There are a whole host of non-major lenders that as a matter of course offer products specifically designed for the self-employed without the need to provide two years financials and tax returns at all.
These include lenders that rely on other forms of income verification such as 12 months BAS statements, or six-month business transactions bank statements or simply an accountant’s letter verifying the individuals’ circumstances. As a result, with the many options available to Chris and Jessica, we left their home giving them the confidence that we would get their required loan sorted.
Once it was established which lenders would be able to assist Chris and Jessica, a process of comparison was needed to help determine which lender would best meet their needs and requirements and offer the better outcome.
This involved looking at the lenders upfront charges and any ongoing fees, their interest rates, and also how quickly the lender would provide an answer given the clients had a buyer for their property in hand and were under pressure to exchange contracts on their new home purchase.
The recommendation provided to Chris and Jessica was a mortgage with Macquarie Bank;
The reasons for this recommendation were based on:
Macquarie Bank would assess the loan favourably allowing Chris and Jessica to secure the required funds to upgrade to a new home.
Chris and Jessica had expressed they preferred either a major bank or well known second trier lender. They would not feel comfortable with an unknown lender to them and ultimately were comfortable with Macquarie Bank.
Having a local branch presence was not important to Chris & Jessica as they are used to doing internet banking which they prefer and find far more convenient.
Chris and Jessica needed an answer urgently and Macquarie Bank was able to provide formal approval within a few days of the valuation completion. They processed the loan offer documents electronically to the client’s individual email addresses, enabling the lender to be ready well ahead of the standard six week settlement time frame.
Macquarie Bank was the most competitive lender available on our panel across the areas of upfront charges, ongoing fees, and interest rate.
We were able to obtain a mortgage facility for Chris and Jessica in the requested amount of $1,000,000, which enabled them to upgrade their owner-occupied property.

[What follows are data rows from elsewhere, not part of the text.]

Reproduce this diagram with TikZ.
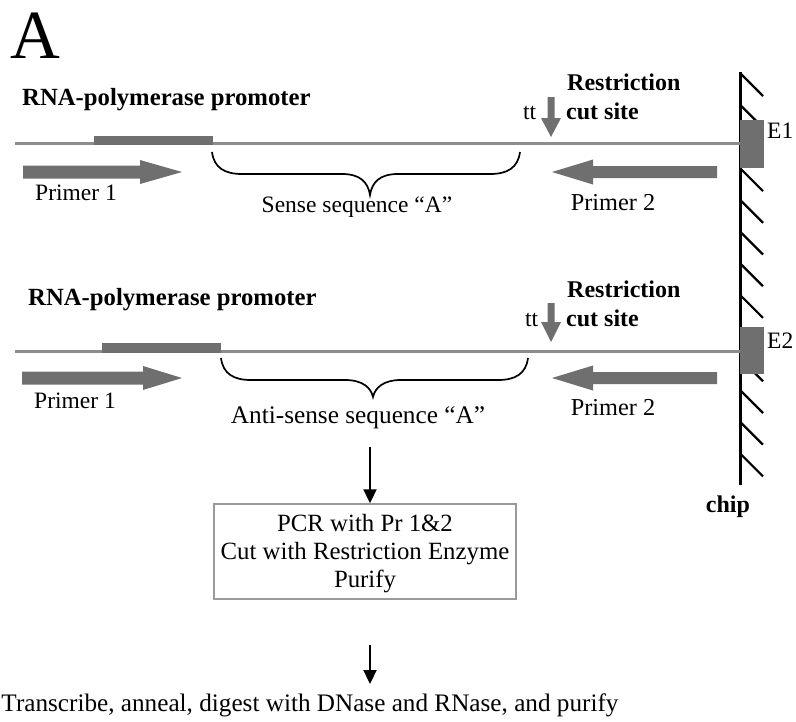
\documentclass[tikz,border=0pt]{standalone}
\usepackage{fontspec}
\setmainfont{Liberation Serif}
\usetikzlibrary{arrows.meta}
\definecolor{arrgray}{HTML}{6F6F6F}
\definecolor{dnagray}{HTML}{8C8C8C}
\definecolor{boxgray}{HTML}{9A9A9A}
\begin{document}
\begin{tikzpicture}[x=1pt,y=-1pt,
  txt/.style={inner sep=0pt, font=\fontsize{23.5}{28}\selectfont},
  btxt/.style={inner sep=0pt, font=\fontsize{24}{28}\selectfont\bfseries},
  dna/.style={draw=dnagray, line width=3pt},
  grayfill/.style={fill=arrgray},
  bracestyle/.style={draw=black, line width=1.7pt},
  flow/.style={draw=black, line width=2.2pt, -{Triangle[length=14pt,width=13pt]}},
  hatch/.style={line width=2.2pt},
  stepbox/.style={draw=boxgray, line width=1.5pt, minimum width=302pt, minimum height=95pt, inner sep=0pt},
  boxtext/.style={align=center, inner sep=0pt, font=\fontsize{24.8}{28}\selectfont}
]
\useasboundingbox (0,0) rectangle (796,721);

% title
\node[anchor=base west, inner sep=0pt, font=\fontsize{69}{70}\selectfont] (title) at (10,58) {A};

% chip with hatching
\foreach \k in {0,...,12} \draw[hatch] (740,{73+31.7*\k}) -- ++(23,23);
\draw[line width=3pt] (740,72) -- (740,485);
\node[btxt, anchor=base] (chip) at (728,512) {chip};

% ---------- section 1 ----------
\node[btxt, anchor=base west, font=\fontsize{24.7}{28}\selectfont\bfseries] (prom1) at (22,105) {RNA-polymerase promoter};
\draw[dna] (15,143) -- (740,143);
\fill[grayfill] (94,136) rectangle (213,144.5);
\fill[grayfill] (740,120) rectangle (764,168);
\node[txt, anchor=base west] (e1) at (767,138) {E1};
% primer 1
\fill[grayfill] (23,165.5) -- (140,165.5) -- (140,160) -- (182,172) -- (140,184) -- (140,178.5) -- (23,178.5) -- cycle;
\node[txt, anchor=base west] (p1a) at (35,200) {Primer 1};
% primer 2
\fill[grayfill] (717,166) -- (593,166) -- (593,159.5) -- (552,172) -- (593,184.5) -- (593,178) -- (717,178) -- cycle;
\node[txt, anchor=base, font=\fontsize{24.3}{28}\selectfont] (p2a) at (613,210) {Primer 2};
% restriction site
\fill[grayfill] (547.5,97) -- (554.5,97) -- (554.5,118) -- (561,118) -- (551,137) -- (541,118) -- (547.5,118) -- cycle;
\node[btxt, anchor=base west] (res1) at (567,90) {Restriction};
\node[btxt, anchor=base west] (cut1) at (566,119) {cut site};
\node[txt, anchor=base west] (tt1) at (523,119) {tt};
% brace
\draw[bracestyle] (212,152) .. controls (214,168) and (225,174) .. (242,174) -- (342,174)
  .. controls (360,174) and (368,182) .. (370,195)
  .. controls (372,182) and (380,174) .. (398,174) -- (490,174)
  .. controls (507,174) and (518,168) .. (520,152);
\node[txt, anchor=base] (sense) at (357,212) {Sense sequence “A”};

% ---------- section 2 ----------
\node[btxt, anchor=base west, font=\fontsize{24.7}{28}\selectfont\bfseries] (prom2) at (28,305) {RNA-polymerase promoter};
\draw[dna] (15,351) -- (740,351);
\fill[grayfill] (102,343) rectangle (221,352.5);
\fill[grayfill] (740,327) rectangle (764,374);
\node[txt, anchor=base west] (e2) at (767,348) {E2};
% primer 1
\fill[grayfill] (22,371.5) -- (143,371.5) -- (143,366) -- (182,378) -- (143,390) -- (143,384.5) -- (22,384.5) -- cycle;
\node[txt, anchor=base west] (p1b) at (34,408) {Primer 1};
% primer 2
\fill[grayfill] (717,372) -- (593,372) -- (593,365.5) -- (552,378) -- (593,390.5) -- (593,384) -- (717,384) -- cycle;
\node[txt, anchor=base, font=\fontsize{24.3}{28}\selectfont] (p2b) at (613,415) {Primer 2};
% restriction site
\fill[grayfill] (547.5,303) -- (554.5,303) -- (554.5,322) -- (561,322) -- (551,342) -- (541,322) -- (547.5,322) -- cycle;
\node[btxt, anchor=base west] (res2) at (567,297) {Restriction};
\node[btxt, anchor=base west] (cut2) at (566,326) {cut site};
\node[txt, anchor=base west] (tt2) at (525,326) {tt};
% brace
\draw[bracestyle] (221,358) .. controls (223,374) and (234,380) .. (251,380) -- (345,380)
  .. controls (363,380) and (371,388) .. (373,397)
  .. controls (375,388) and (383,380) .. (401,380) -- (498,380)
  .. controls (515,380) and (526,374) .. (528,358);
\node[txt, anchor=base, font=\fontsize{25.3}{28}\selectfont] (anti) at (358,423) {Anti-sense sequence “A”};

% ---------- flow ----------
\node[stepbox] (pcr) at (365,551.5) {};
\node[boxtext] (pcrtxt) at (365,554) {PCR with Pr 1\&2\\Cut with Restriction Enzyme\\Purify};
\coordinate (a1s) at (370,447);
\draw[flow] (a1s) -- (a1s |- pcr.north);
\node[txt, anchor=base, font=\fontsize{25.2}{28}\selectfont] (final) at (310,711) {Transcribe, anneal, digest with DNase and RNase, and purify};
\coordinate (a2s) at (370,645);
\coordinate (a2e) at (370,684);
\draw[flow] (a2s) -- (a2e);
\end{tikzpicture}
\end{document}
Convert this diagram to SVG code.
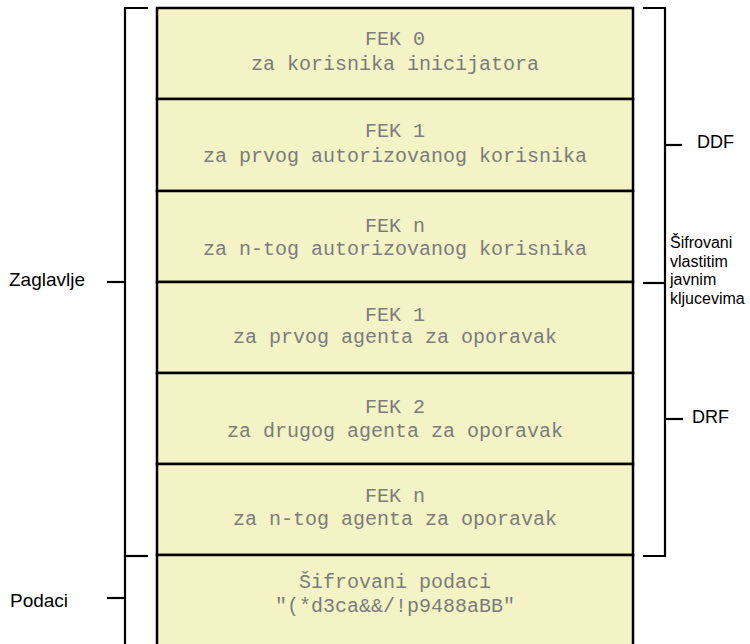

They had managed to pull the settlement date for both properties to the same day which meant they were able to move from one property to the other over the same day without the need for renting a property in the meantime or paying double moving expenses.
Being able to understand and accommodate the needs, requirements, and time frame limitations of Chris and Jessica were critical to achieving a successful outcome.
The process was one they could not have undertaken on their own without assistance, and it was important that the experience was professional and prompt.
There was guidance given to Chris and Jessica on how to manage the expectations of both their buyer and seller while their loan application was being prepared by us and assessed by the lender, advice was given on when it was okay to exchange contracts and to let their conveyancing solicitor know to nominate the same set settlement date for both property settlements.
Whilst on face value it appeared that Chris & Jessica’s borrowing capacity was only $600,000 as being told during their local bank branch visit; it’s not always as clear cut as that with self-employed and requires further investigation into the current business circumstances.
Chris and Jessica are overjoyed in their new home and with a new baby girl recently added to the family, they are loving their new life, leaving us to reflect upon the important impact we have on the lives of the people we assist.
To this day they are both great advocates of our business continuing to refer friends, family and work colleagues that they feel would benefit from our services.